### EXERCISE PROMPT
Count every line that has the word "chart". Give the number, without anything more.

### DATA SECTION
·····

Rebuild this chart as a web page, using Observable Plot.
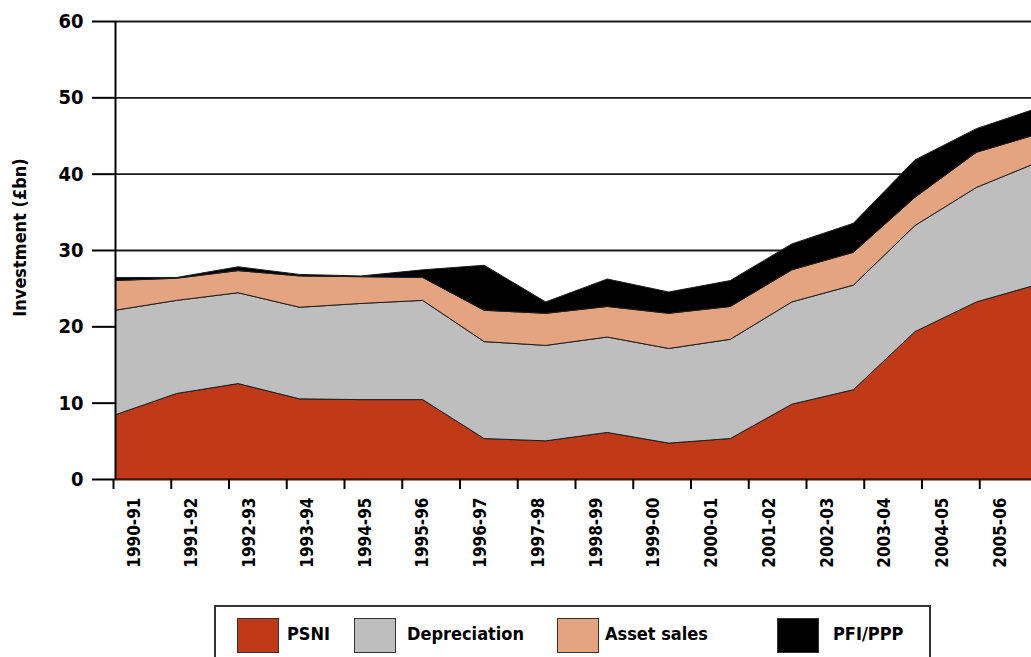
<!DOCTYPE html>
<html>
<head>
<meta charset="utf-8">
<script src="https://cdn.jsdelivr.net/npm/d3@7"></script>
<script src="https://cdn.jsdelivr.net/npm/@observablehq/plot@0.6"></script>
<style>
  html, body { margin: 0; padding: 0; background: #fff; overflow: hidden; }
  #wrap { position: relative; width: 1031px; height: 657px; overflow: hidden; font-family: "DejaVu Sans Condensed", "Liberation Sans Narrow", sans-serif; font-weight: bold; }
  #chart svg { display: block; overflow: hidden; }
  #legend { position: absolute; left: 214px; top: 605px; width: 717px; height: 70px; border: 2px solid #333; box-sizing: border-box; }
  .sw { position: absolute; top: 11px; width: 42px; height: 35px; border: 1.5px solid #333; box-sizing: border-box; }
  .lb { position: absolute; top: 14px; font-size: 18px; color: #000; line-height: 26px; }
</style>
</head>
<body>
<div id="wrap">
  <div id="chart"></div>
  <div id="legend"></div>
</div>
<script>
const years = ["1990-91","1991-92","1992-93","1993-94","1994-95","1995-96","1996-97","1997-98",
               "1998-99","1999-00","2000-01","2001-02","2002-03","2003-04","2004-05","2005-06"];
const series = ["PSNI", "Depreciation", "Asset sales", "PFI/PPP"];
const psni         = [8.4, 11.2, 12.5, 10.5, 10.4, 10.4, 5.3, 5.0, 6.1, 4.7, 5.3, 9.8, 11.7, 19.3, 23.2, 25.5];
const depreciation = [13.7, 12.2, 11.9, 12.0, 12.6, 13.0, 12.7, 12.5, 12.5, 12.4, 13.0, 13.4, 13.7, 13.9, 15.0, 16.0];
const assetSales   = [3.9, 2.9, 2.9, 4.1, 3.5, 3.0, 4.1, 4.2, 4.0, 4.6, 4.3, 4.2, 4.3, 3.7, 4.6, 3.7];
const pfi          = [0.4, 0.1, 0.5, 0.2, 0.1, 1.0, 5.9, 1.5, 3.6, 2.8, 3.4, 3.4, 3.8, 4.9, 3.1, 3.4];
const yTicks = [0, 10, 20, 30, 40, 50, 60];
const colors = ["#C13A18", "#BEBEBE", "#E4A47F", "#000000"];
const yLabel = "Investment (£bn)";

const valuesBySeries = [psni, depreciation, assetSales, pfi];
const data = series.flatMap((s, k) => valuesBySeries[k].map((v, i) => ({i, series: s, value: v})));

// category axis: tick marks are spaced slightly tighter than the data points in the original
const dataStep = 61.53, tickStep = 57.75, tickStart = -2; // pixels
const tickPos = years.map((_, i) => (tickStart + tickStep * i) / dataStep);
const labelPos = years.map((y, i) => ({label: y, x: (tickStart + tickStep * i + 26) / dataStep}));

const font = '"DejaVu Sans Condensed", "Liberation Sans Narrow", sans-serif';

const chart = Plot.plot({
  width: 1031,
  height: 600,
  marginLeft: 115,
  marginRight: 0,
  marginTop: 21,
  marginBottom: 121,
  style: {fontFamily: font, fontWeight: "bold", background: "#fff", color: "#000"},
  x: {domain: [0, years.length - 1], range: [115, 115 + dataStep * (years.length - 1)]},
  y: {domain: [0, 60]},
  color: {domain: series, range: colors},
  marks: [
    Plot.ruleY(yTicks.filter(d => d > 0), {stroke: "#1a1a1a", strokeWidth: 1.8}),
    Plot.areaY(data, Plot.stackY({order: series}, {x: "i", y: "value", z: "series", fill: "series", stroke: "#1e1e1e", strokeWidth: 1, clip: true})),
    Plot.ruleY([0], {stroke: "#4a1206", strokeWidth: 2}),
    Plot.ruleX([0], {y1: 0, y2: 60, stroke: "#000", strokeWidth: 2}),
    Plot.axisY({ticks: yTicks, tickSize: 23, tickPadding: 9, fontSize: 20, fontWeight: "bold", strokeWidth: 2, label: null}),
    Plot.axisX({ticks: tickPos, tickSize: 10, tickFormat: () => "", strokeWidth: 2, label: null}),
    Plot.text(labelPos, {x: "x", frameAnchor: "bottom", text: "label", rotate: -90, textAnchor: "end", dy: 18, fontSize: 17, fontWeight: "bold", fill: "#000"}),
    Plot.text([yLabel], {frameAnchor: "left", text: d => d, rotate: -90, textAnchor: "middle", dx: -95, dy: -13, fontSize: 18, fontWeight: "bold", fill: "#000"})
  ]
});
document.getElementById("chart").appendChild(chart);

// legend below the chart
const legend = document.getElementById("legend");
const swLeft = [21, 138, 341, 561];
const lbLeft = [71, 191, 389, 617];
series.forEach((s, k) => {
  const sw = document.createElement("div");
  sw.className = "sw";
  sw.style.left = swLeft[k] + "px";
  sw.style.background = colors[k];
  legend.appendChild(sw);
  const lb = document.createElement("div");
  lb.className = "lb";
  lb.style.left = lbLeft[k] + "px";
  lb.textContent = s;
  legend.appendChild(lb);
});
</script>
</body>
</html>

·····

### OUTPUT FOR THIS TASK
6